◆ Exercise directions
Exactly the lines from the first line of the records to the line holding "p.grid.visible = False" should be duplicated, and nothing more; pictures stay out.

==== The input

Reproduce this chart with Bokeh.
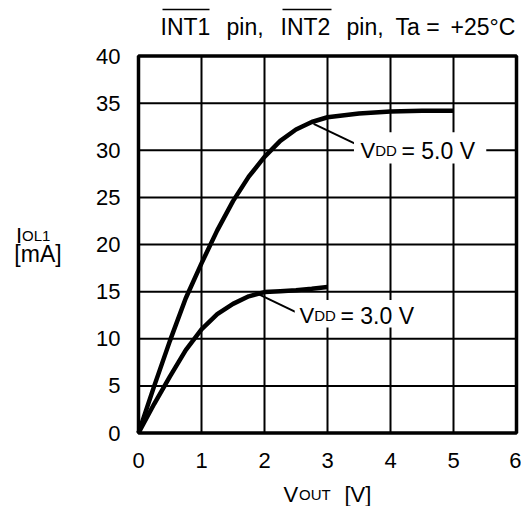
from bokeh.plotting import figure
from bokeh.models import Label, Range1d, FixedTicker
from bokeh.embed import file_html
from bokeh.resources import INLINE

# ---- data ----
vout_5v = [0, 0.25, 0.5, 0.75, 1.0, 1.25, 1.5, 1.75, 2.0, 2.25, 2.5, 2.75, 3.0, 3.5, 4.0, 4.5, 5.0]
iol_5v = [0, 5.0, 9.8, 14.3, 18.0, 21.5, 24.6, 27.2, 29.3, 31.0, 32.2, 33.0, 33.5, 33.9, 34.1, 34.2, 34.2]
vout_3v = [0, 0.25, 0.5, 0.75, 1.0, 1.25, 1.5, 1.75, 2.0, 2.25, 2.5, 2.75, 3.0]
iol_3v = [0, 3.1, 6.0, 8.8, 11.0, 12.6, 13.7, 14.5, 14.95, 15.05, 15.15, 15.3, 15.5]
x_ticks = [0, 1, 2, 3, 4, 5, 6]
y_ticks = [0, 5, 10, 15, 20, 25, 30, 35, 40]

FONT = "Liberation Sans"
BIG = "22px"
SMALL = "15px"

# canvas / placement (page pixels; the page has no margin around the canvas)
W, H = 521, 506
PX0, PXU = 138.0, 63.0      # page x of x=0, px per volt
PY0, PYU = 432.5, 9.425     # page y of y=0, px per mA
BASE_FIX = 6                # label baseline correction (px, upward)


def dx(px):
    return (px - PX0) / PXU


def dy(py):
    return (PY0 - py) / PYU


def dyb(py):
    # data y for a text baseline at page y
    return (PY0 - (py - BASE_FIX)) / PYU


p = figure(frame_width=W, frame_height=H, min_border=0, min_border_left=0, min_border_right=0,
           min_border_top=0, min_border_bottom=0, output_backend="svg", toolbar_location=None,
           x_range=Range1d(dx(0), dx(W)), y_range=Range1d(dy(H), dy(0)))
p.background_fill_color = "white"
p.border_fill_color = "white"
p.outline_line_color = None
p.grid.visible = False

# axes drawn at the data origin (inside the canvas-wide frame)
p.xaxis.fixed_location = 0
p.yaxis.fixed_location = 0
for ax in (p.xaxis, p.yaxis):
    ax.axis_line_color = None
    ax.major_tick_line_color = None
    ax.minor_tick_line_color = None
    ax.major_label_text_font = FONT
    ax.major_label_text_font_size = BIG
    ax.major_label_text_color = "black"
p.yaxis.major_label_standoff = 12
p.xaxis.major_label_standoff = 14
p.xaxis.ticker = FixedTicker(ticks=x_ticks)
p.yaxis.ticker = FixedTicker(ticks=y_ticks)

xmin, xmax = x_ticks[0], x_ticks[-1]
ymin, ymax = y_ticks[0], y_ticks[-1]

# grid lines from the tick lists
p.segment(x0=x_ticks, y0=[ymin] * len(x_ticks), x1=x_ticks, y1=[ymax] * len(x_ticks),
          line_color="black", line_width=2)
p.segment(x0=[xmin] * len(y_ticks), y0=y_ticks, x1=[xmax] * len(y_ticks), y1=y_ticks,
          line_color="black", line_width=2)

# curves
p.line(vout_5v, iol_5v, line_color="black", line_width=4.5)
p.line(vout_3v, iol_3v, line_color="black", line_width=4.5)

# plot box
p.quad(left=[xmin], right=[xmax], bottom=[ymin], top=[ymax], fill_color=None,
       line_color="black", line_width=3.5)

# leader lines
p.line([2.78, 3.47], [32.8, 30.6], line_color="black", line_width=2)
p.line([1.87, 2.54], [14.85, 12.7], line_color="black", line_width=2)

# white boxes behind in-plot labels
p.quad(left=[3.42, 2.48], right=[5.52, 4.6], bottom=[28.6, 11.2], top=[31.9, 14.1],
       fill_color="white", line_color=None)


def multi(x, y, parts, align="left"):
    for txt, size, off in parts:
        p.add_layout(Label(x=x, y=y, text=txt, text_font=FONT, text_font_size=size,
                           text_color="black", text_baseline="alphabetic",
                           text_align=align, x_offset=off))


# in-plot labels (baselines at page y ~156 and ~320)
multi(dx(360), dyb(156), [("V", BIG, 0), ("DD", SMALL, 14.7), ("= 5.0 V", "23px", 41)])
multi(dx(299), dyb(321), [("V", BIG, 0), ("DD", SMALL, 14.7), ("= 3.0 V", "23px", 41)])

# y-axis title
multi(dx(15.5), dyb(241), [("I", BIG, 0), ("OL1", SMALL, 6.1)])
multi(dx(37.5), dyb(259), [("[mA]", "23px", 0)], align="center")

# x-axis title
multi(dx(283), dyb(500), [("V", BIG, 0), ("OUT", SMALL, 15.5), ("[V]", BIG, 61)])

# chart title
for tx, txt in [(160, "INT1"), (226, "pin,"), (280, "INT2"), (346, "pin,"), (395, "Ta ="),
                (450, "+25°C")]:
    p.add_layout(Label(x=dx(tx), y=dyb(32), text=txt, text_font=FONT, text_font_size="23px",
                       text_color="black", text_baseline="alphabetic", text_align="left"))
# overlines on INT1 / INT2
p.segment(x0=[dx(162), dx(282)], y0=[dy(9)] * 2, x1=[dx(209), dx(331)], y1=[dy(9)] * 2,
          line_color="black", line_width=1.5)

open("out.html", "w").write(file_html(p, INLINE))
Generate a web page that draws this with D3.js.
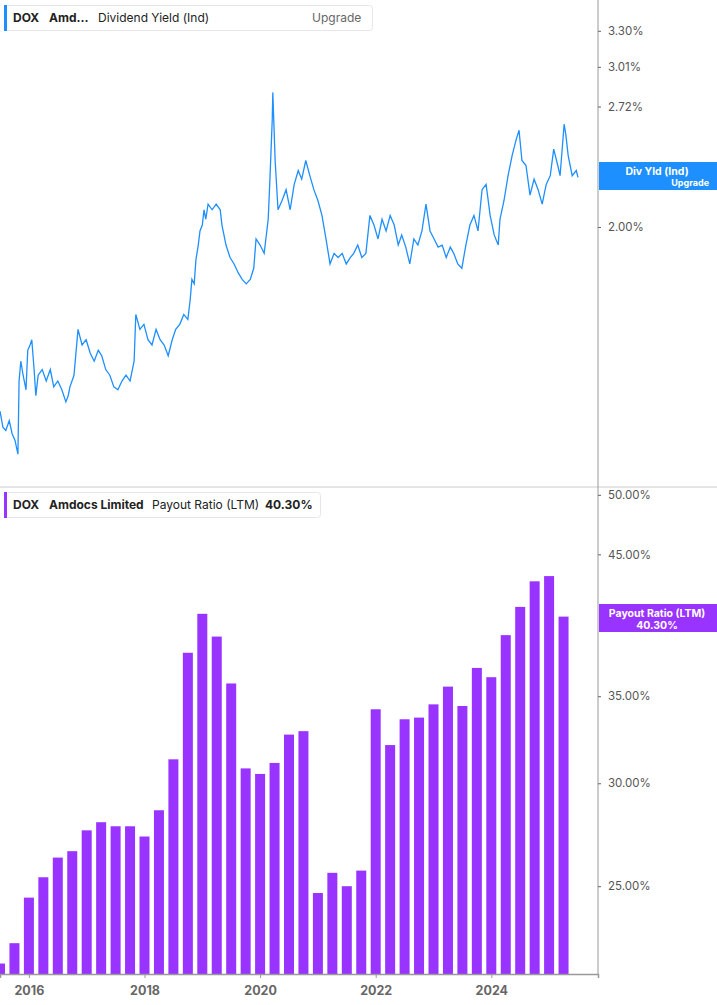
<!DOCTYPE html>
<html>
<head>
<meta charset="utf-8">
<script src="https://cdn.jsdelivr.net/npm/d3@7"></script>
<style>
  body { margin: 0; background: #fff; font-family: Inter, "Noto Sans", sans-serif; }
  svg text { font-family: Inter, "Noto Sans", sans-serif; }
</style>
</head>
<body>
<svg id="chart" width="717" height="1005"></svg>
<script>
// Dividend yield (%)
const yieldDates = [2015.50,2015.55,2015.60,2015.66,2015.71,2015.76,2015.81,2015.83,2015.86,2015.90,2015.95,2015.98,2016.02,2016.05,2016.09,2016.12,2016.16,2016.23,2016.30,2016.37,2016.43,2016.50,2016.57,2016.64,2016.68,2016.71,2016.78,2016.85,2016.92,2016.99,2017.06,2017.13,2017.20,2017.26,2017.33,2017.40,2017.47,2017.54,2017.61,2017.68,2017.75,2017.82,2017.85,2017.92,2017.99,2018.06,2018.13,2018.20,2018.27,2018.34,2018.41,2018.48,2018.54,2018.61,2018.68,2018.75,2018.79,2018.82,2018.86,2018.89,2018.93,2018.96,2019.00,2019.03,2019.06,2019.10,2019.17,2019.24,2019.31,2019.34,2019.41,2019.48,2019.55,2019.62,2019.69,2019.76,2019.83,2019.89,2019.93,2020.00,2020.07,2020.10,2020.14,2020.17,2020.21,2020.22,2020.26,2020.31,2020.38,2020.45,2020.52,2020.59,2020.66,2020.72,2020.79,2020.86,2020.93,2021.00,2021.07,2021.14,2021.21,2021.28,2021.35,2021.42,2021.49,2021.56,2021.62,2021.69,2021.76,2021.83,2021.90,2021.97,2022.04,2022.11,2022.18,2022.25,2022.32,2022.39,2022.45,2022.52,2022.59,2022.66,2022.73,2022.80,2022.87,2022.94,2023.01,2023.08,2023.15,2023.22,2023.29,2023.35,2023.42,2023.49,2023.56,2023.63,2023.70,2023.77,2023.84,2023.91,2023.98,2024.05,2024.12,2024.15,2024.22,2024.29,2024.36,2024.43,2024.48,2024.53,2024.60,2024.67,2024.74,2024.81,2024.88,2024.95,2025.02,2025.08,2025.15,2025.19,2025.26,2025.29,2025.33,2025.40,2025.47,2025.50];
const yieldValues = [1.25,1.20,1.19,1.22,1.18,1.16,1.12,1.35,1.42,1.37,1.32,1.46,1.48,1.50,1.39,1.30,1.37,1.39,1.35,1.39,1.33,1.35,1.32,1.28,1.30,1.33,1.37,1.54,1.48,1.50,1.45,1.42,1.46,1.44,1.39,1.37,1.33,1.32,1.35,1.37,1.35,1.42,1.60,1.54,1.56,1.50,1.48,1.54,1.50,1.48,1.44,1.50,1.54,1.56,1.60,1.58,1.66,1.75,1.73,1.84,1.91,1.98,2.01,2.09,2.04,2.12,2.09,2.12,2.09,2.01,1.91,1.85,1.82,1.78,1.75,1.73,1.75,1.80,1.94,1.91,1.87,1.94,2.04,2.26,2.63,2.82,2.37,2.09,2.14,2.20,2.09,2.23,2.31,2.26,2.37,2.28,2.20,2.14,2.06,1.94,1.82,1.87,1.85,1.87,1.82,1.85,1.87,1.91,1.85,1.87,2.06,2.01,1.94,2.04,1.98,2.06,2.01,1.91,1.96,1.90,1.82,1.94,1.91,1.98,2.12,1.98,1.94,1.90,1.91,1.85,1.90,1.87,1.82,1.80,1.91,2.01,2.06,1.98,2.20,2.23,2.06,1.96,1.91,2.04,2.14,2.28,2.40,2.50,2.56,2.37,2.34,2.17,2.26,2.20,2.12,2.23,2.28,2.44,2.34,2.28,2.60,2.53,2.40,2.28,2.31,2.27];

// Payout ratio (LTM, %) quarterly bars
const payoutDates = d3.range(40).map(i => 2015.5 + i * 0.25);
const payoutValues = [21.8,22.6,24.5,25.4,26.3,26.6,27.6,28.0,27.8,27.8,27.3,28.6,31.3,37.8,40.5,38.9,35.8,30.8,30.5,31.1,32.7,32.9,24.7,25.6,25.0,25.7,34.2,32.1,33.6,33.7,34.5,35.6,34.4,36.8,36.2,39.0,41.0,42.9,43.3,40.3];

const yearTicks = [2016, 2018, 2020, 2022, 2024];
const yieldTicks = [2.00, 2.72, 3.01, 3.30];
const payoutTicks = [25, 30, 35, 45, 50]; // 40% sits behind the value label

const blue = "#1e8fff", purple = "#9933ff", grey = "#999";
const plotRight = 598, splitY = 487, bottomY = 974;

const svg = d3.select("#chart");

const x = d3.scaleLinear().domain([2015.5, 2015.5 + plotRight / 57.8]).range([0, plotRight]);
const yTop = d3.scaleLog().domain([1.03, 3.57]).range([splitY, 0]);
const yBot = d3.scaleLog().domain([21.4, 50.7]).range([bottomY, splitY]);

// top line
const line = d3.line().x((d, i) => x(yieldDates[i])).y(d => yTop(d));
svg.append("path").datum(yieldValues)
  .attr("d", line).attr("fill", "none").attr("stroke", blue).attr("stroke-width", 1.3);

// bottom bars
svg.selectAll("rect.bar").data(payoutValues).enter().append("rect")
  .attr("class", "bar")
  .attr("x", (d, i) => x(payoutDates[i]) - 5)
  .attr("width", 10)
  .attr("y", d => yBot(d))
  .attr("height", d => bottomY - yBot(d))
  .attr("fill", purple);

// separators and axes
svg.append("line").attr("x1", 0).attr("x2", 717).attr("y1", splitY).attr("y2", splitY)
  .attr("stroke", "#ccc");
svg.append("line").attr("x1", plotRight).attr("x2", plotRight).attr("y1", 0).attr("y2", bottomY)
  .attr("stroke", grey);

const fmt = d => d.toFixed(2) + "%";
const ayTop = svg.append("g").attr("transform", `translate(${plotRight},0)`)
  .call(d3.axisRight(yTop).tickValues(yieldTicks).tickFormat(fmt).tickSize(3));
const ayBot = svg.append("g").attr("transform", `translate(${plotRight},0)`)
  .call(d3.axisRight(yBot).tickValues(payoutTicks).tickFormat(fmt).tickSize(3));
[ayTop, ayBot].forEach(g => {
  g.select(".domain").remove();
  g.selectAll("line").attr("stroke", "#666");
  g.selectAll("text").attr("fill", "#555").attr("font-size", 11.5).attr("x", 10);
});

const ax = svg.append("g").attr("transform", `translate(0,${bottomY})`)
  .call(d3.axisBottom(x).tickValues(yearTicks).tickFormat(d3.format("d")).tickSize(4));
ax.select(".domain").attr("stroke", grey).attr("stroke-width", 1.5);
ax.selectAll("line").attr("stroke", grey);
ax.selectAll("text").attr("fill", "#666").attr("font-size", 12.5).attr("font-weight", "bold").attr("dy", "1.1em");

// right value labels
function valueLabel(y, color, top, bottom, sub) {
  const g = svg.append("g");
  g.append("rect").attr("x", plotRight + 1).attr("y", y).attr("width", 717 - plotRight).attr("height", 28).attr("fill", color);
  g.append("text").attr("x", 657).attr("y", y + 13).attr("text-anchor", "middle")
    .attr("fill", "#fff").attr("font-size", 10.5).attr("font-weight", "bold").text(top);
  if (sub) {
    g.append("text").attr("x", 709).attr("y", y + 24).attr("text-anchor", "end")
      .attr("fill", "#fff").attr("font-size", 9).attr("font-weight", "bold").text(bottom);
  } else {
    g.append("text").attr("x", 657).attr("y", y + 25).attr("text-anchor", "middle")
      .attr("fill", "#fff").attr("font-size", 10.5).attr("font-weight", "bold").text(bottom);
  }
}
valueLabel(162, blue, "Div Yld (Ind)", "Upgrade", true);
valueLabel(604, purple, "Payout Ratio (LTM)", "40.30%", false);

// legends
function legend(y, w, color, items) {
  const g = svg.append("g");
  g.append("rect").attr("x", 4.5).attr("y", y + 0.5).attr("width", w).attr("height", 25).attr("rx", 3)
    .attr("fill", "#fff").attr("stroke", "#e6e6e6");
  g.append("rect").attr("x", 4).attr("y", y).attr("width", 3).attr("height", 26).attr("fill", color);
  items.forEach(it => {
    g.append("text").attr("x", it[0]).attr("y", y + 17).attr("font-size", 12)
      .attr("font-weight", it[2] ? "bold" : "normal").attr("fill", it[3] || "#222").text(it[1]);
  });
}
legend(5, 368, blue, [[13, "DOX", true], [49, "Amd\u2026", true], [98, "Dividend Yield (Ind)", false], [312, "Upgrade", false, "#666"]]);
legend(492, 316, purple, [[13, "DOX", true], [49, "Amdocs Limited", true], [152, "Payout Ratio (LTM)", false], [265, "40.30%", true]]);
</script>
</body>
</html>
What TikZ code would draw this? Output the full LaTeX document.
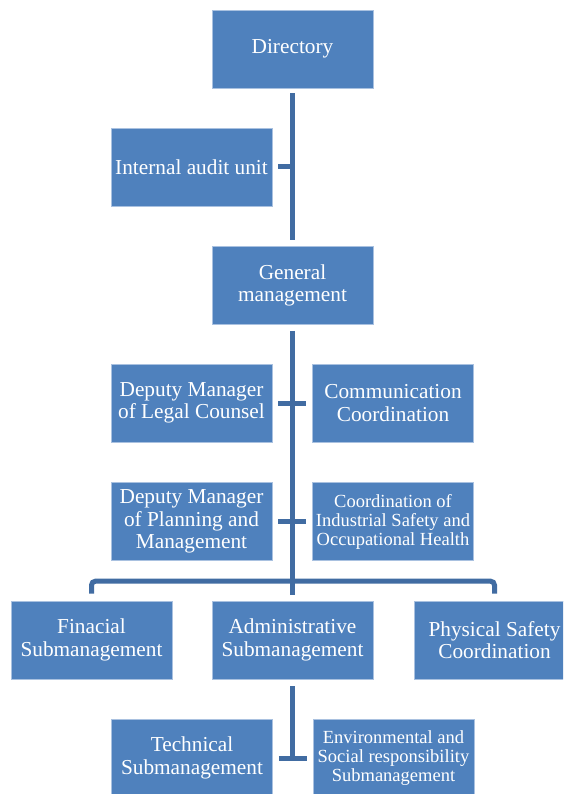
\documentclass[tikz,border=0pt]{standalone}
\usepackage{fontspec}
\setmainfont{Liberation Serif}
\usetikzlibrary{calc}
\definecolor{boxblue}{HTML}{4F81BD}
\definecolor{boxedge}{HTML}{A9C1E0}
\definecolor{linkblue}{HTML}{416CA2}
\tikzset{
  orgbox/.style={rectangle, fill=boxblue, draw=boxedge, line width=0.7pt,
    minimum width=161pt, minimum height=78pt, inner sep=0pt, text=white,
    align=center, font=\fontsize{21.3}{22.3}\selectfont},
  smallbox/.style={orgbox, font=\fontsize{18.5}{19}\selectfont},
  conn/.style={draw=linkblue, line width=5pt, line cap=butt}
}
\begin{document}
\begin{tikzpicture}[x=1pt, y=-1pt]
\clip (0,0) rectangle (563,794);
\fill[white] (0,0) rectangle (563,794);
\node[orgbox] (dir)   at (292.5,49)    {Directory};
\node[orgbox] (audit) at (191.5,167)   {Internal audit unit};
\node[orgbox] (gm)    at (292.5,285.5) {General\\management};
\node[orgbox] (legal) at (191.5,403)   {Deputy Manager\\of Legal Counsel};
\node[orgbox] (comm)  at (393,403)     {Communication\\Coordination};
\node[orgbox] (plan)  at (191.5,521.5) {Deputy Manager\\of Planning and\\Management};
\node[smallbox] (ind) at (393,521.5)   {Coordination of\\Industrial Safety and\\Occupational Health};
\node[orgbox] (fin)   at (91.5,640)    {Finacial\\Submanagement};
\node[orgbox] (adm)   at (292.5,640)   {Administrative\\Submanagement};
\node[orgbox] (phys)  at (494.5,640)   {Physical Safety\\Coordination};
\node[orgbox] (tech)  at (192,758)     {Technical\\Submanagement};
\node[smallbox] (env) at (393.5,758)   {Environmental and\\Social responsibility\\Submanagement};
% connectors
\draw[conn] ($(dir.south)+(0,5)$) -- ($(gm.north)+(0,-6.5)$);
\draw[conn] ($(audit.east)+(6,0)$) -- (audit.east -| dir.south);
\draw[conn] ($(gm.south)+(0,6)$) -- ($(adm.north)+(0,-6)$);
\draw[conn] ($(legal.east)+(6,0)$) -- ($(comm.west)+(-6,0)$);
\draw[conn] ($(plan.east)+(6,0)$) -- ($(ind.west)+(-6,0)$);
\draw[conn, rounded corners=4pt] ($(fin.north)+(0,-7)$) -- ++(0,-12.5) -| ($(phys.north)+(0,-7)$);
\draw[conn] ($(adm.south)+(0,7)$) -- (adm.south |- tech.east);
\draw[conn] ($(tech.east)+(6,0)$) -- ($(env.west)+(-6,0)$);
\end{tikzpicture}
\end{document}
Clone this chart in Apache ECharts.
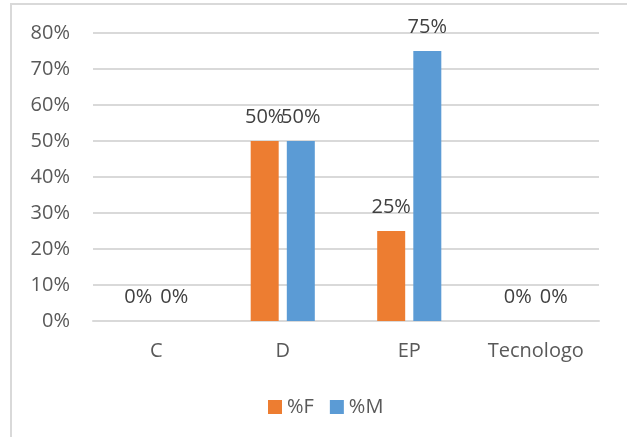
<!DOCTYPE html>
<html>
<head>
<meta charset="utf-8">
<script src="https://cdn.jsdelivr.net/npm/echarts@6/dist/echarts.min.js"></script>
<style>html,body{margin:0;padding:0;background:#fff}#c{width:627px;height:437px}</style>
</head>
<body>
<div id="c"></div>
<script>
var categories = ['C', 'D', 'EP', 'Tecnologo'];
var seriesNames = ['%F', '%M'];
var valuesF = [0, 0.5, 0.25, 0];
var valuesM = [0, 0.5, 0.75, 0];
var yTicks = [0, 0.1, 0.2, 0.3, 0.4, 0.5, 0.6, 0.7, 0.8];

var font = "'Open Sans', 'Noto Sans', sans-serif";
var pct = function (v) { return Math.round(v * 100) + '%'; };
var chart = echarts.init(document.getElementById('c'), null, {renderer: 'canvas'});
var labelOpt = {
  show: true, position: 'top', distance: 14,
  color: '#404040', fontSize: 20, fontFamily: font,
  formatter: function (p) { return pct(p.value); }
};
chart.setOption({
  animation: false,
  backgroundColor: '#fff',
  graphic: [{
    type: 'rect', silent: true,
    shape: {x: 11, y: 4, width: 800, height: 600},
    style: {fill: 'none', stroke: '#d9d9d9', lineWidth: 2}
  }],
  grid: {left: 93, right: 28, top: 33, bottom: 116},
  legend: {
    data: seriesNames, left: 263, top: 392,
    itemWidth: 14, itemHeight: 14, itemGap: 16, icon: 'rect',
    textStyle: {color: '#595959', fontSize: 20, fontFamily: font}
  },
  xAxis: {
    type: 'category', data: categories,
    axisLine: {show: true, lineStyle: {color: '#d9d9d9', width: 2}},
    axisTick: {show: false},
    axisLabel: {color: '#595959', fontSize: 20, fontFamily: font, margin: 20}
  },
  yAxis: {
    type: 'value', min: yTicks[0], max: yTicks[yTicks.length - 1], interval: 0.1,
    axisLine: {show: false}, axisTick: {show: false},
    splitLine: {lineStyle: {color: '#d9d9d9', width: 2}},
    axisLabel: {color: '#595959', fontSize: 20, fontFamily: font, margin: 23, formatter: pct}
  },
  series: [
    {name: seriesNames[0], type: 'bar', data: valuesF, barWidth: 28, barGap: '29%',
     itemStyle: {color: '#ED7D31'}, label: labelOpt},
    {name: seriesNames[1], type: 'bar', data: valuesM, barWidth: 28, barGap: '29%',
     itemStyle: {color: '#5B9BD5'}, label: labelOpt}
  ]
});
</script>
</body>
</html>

========

◆ Result
Reproduce this chart with Bokeh.
from bokeh.plotting import figure
from bokeh.models import Label, Range1d, FixedTicker
from bokeh.embed import file_html
from bokeh.resources import INLINE

# ---- data ----
vout_5v = [0, 0.25, 0.5, 0.75, 1.0, 1.25, 1.5, 1.75, 2.0, 2.25, 2.5, 2.75, 3.0, 3.5, 4.0, 4.5, 5.0]
iol_5v = [0, 5.0, 9.8, 14.3, 18.0, 21.5, 24.6, 27.2, 29.3, 31.0, 32.2, 33.0, 33.5, 33.9, 34.1, 34.2, 34.2]
vout_3v = [0, 0.25, 0.5, 0.75, 1.0, 1.25, 1.5, 1.75, 2.0, 2.25, 2.5, 2.75, 3.0]
iol_3v = [0, 3.1, 6.0, 8.8, 11.0, 12.6, 13.7, 14.5, 14.95, 15.05, 15.15, 15.3, 15.5]
x_ticks = [0, 1, 2, 3, 4, 5, 6]
y_ticks = [0, 5, 10, 15, 20, 25, 30, 35, 40]

FONT = "Liberation Sans"
BIG = "22px"
SMALL = "15px"

# canvas / placement (page pixels; the page has no margin around the canvas)
W, H = 521, 506
PX0, PXU = 138.0, 63.0      # page x of x=0, px per volt
PY0, PYU = 432.5, 9.425     # page y of y=0, px per mA
BASE_FIX = 6                # label baseline correction (px, upward)


def dx(px):
    return (px - PX0) / PXU


def dy(py):
    return (PY0 - py) / PYU


def dyb(py):
    # data y for a text baseline at page y
    return (PY0 - (py - BASE_FIX)) / PYU


p = figure(frame_width=W, frame_height=H, min_border=0, min_border_left=0, min_border_right=0,
           min_border_top=0, min_border_bottom=0, output_backend="svg", toolbar_location=None,
           x_range=Range1d(dx(0), dx(W)), y_range=Range1d(dy(H), dy(0)))
p.background_fill_color = "white"
p.border_fill_color = "white"
p.outline_line_color = None
p.grid.visible = False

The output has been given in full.